Occupy Philadelphia waves a very particular flag. Philadelphia is largely poor and working class. Because of this, it has a history of being very interesting politically. We are the city of Mumia. We are the city of MOVE. We are the city where this country was founded. The historical resonances of Philadelphia as the birthplace of this nation make an occupation of this city emblematic. There is also a very large and quite active Poetry Community in Philadelphia. Poets have always played an important role in helping to spread the language of dissent. I am confident that the Poets of Philadelphia will find new and invigorating ways to help Occupy by using the communal model we already share and utilizing it in an artful way to create change."
"The popular demand to make demands has taken hold in the City of Otherly Love. Beginning plans for Occupy Philly launched at a public meeting in a Center City Methodist church. The house of worship that opened its doors is in the shadow of William Penn. His statue atop city hall looks over those gathered outside in search of liberty and a better way of life, centuries after his own efforts helped found the city. Interest in the gathering outgrew the initial meeting space days before, which is the best kind of problem organizers can ask for.
As a sometimes poetry curator with extensive reading series experience, I can't resist the temptation to do headcounts in any given room. I'm guessing there were about 300 people gathered for a planning meeting. I'll say this again: for a planning meeting! There was a cross section of well-scrubbed university students, crunchy anarchist and a lot more older folks than I expected. Some were activist veterans from peace and justice movements, but others seemed like your everyday seniors unhappy with the ongoing kleptocracy.
In the wake of Seattle '99, I was energized and activated by a question from my old friend Greg Fuchs. As that fresh wave of radicalism swept across the continent, Greg wanted to know, 'Where are the poets?!? There should be poets!' I'm happy to report that times have changed, and our community was well represented at the kickoff meeting. Early in the night, we heard testimonies from those who've been part of Occupy Wall Street. Jacob Russell, the self-described 'Barking Dog' of the poetry world, reminded us that the general assembly process and consensus building strategies have been practiced in Philadelphia for hundreds of years by Quakers. When speaking of the democratic practices being used in the occupations, Russell insisted, 'You can't get any more Philly than this.'
The moderators worked hard to hold fast to their tight schedule while making space for everyone who wished to be heard. Tensions rose as it became apparent that many of those gathered wanted a plan of action ASAP. There was a sense that many in the church wanted to act immediately, a palpable energy rejecting business-as-usual protest planning that can bring on an acute case of activist fatigue. The General Assembly happens this week, when more definite plans will be agreed upon to maximize effectiveness and visibility.

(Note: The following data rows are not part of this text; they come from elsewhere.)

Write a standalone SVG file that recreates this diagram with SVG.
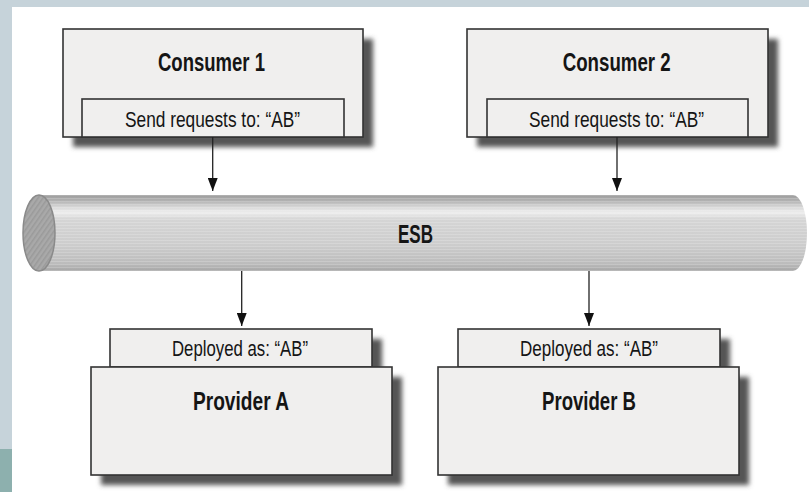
<svg xmlns="http://www.w3.org/2000/svg" width="809" height="492" viewBox="0 0 809 492">
  <style>
    .box { fill: #f0efee; stroke: #333; stroke-width: 1.6; }
    .shadow { fill: #555; filter: url(#soft); }
    .title { font-family: "Liberation Sans", Arial, sans-serif; font-weight: bold; font-size: 25px; fill: #151515; text-anchor: middle; }
    .label { font-family: "Liberation Sans", Arial, sans-serif; font-size: 21.5px; fill: #151515; text-anchor: middle; }
    .wire { stroke: #222; stroke-width: 1.3; fill: none; marker-end: url(#head); }
  </style>
  <defs>
    <filter id="soft" x="-10%" y="-20%" width="120%" height="140%">
      <feGaussianBlur stdDeviation="2.8"/>
    </filter>
    <marker id="head" markerWidth="13" markerHeight="10" refX="13" refY="5" orient="auto" markerUnits="userSpaceOnUse" viewBox="0 0 13 10">
      <path d="M0,0 L13,5 L0,10 Z" fill="#111"/>
    </marker>
    <linearGradient id="pipe" x1="0" y1="195" x2="0" y2="271" gradientUnits="userSpaceOnUse">
      <stop offset="0" stop-color="#9c9c9c"/>
      <stop offset="0.08" stop-color="#b3b3b3"/>
      <stop offset="0.16" stop-color="#d8d8d8"/>
      <stop offset="0.23" stop-color="#ededed"/>
      <stop offset="0.32" stop-color="#d5d5d5"/>
      <stop offset="0.65" stop-color="#cdcdcd"/>
      <stop offset="0.9" stop-color="#bcbcbc"/>
      <stop offset="1" stop-color="#a6a6a6"/>
    </linearGradient>
    <pattern id="lines" width="4" height="3" patternUnits="userSpaceOnUse">
      <rect width="4" height="1" fill="#ffffff" opacity="0.18"/>
    </pattern>
    <pattern id="hatch" width="4" height="4" patternUnits="userSpaceOnUse" patternTransform="rotate(35)">
      <rect width="4" height="4" fill="#a9a9a9"/>
      <rect width="1.5" height="4" fill="#9a9a9a"/>
    </pattern>
  </defs>

  <!-- page frame -->
  <rect x="0" y="0" width="809" height="492" fill="#ffffff"/>
  <rect x="0" y="0" width="809" height="7" fill="#c6d3da"/>
  <rect x="0" y="0" width="12" height="449" fill="#c6d3da"/>
  <rect x="0" y="449" width="12" height="43" fill="#8db0ae"/>

  <!-- ESB bus -->
  <g id="esb">
    <path d="M39,195 H793 A14,38 0 0 1 793,271 H39 Z" fill="url(#pipe)"/>
    <path d="M39,195 H793 A14,38 0 0 1 793,271 H39 Z" fill="url(#lines)"/>
    <ellipse cx="39" cy="233" rx="16" ry="38" fill="url(#hatch)" stroke="#8a8a8a" stroke-width="1.5"/>
    <text class="title" x="415.5" y="243" textLength="35" lengthAdjust="spacingAndGlyphs">ESB</text>
  </g>

  <!-- Consumer 1 -->
  <g id="consumer1">
    <rect class="shadow" x="73" y="39" width="300" height="108"/>
    <rect class="box" x="63" y="29" width="300" height="108"/>
    <rect class="box" x="82" y="99" width="262" height="38"/>
    <text class="title" x="211.5" y="71" textLength="107" lengthAdjust="spacingAndGlyphs">Consumer 1</text>
    <text class="label" x="212.5" y="127" textLength="175" lengthAdjust="spacingAndGlyphs">Send requests to: “AB”</text>
  </g>

  <!-- Consumer 2 -->
  <g id="consumer2">
    <rect class="shadow" x="477" y="39" width="301" height="108"/>
    <rect class="box" x="467" y="29" width="301" height="108"/>
    <rect class="box" x="487" y="99" width="261" height="38"/>
    <text class="title" x="616.7" y="71" textLength="108" lengthAdjust="spacingAndGlyphs">Consumer 2</text>
    <text class="label" x="616.5" y="127" textLength="175" lengthAdjust="spacingAndGlyphs">Send requests to: “AB”</text>
  </g>

  <!-- Provider A -->
  <g id="providerA">
    <rect class="shadow" x="120" y="339" width="262" height="38"/>
    <rect class="shadow" x="101" y="377" width="301" height="108"/>
    <rect class="box" x="110" y="329" width="262" height="38"/>
    <rect class="box" x="91" y="367" width="301" height="108"/>
    <text class="label" x="240" y="356" textLength="136" lengthAdjust="spacingAndGlyphs">Deployed as: “AB”</text>
    <text class="title" x="241" y="410" textLength="96" lengthAdjust="spacingAndGlyphs">Provider A</text>
  </g>

  <!-- Provider B -->
  <g id="providerB">
    <rect class="shadow" x="468" y="339" width="262" height="38"/>
    <rect class="shadow" x="448" y="377" width="301" height="108"/>
    <rect class="box" x="458" y="329" width="262" height="38"/>
    <rect class="box" x="438" y="367" width="301" height="108"/>
    <text class="label" x="589" y="356" textLength="138" lengthAdjust="spacingAndGlyphs">Deployed as: “AB”</text>
    <text class="title" x="589" y="410" textLength="94" lengthAdjust="spacingAndGlyphs">Provider B</text>
  </g>

  <!-- connectors -->
  <g id="connectors">
    <line class="wire" x1="212.7" y1="137" x2="212.7" y2="191"/>
    <line class="wire" x1="617" y1="137" x2="617" y2="191"/>
    <line class="wire" x1="241.7" y1="271" x2="241.7" y2="326"/>
    <line class="wire" x1="589" y1="271" x2="589" y2="326"/>
  </g>
</svg>
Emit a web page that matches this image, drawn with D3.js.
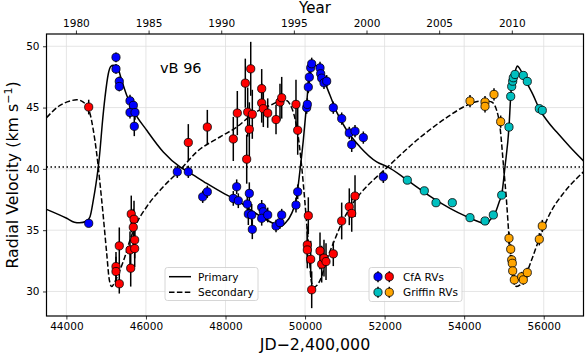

And there were those who did act over the weekend. I spoke with Eric Lavalley, a stagehand who picketed with his IATSE union Saturday afternoon on Broad Street. Local 8 is fighting a familiar formula these days -- wage and benefit cuts for the workers while executives reward themselves for suspect management. Lavalley was heartened by acts of solidarity and outreach from Occupy Philly Facebookers. They responded to an online call to rally with the union, bolstering the numbers and morale of workers targeted in the larger War Against Labor.
How or when the occupation will play out is yet to be defined, though soon to be decided. As an agitated and eager crowd gathered beyond the church, they discussed their ideas outside the Masonic Temple. On the sidewalk of the city's reputed house of nefarious secrets, a public continued to organize. Tactics and locales will likely shift, but one thing is certain. Philadelphia's reclamation project in the early days of this American Fall has begun."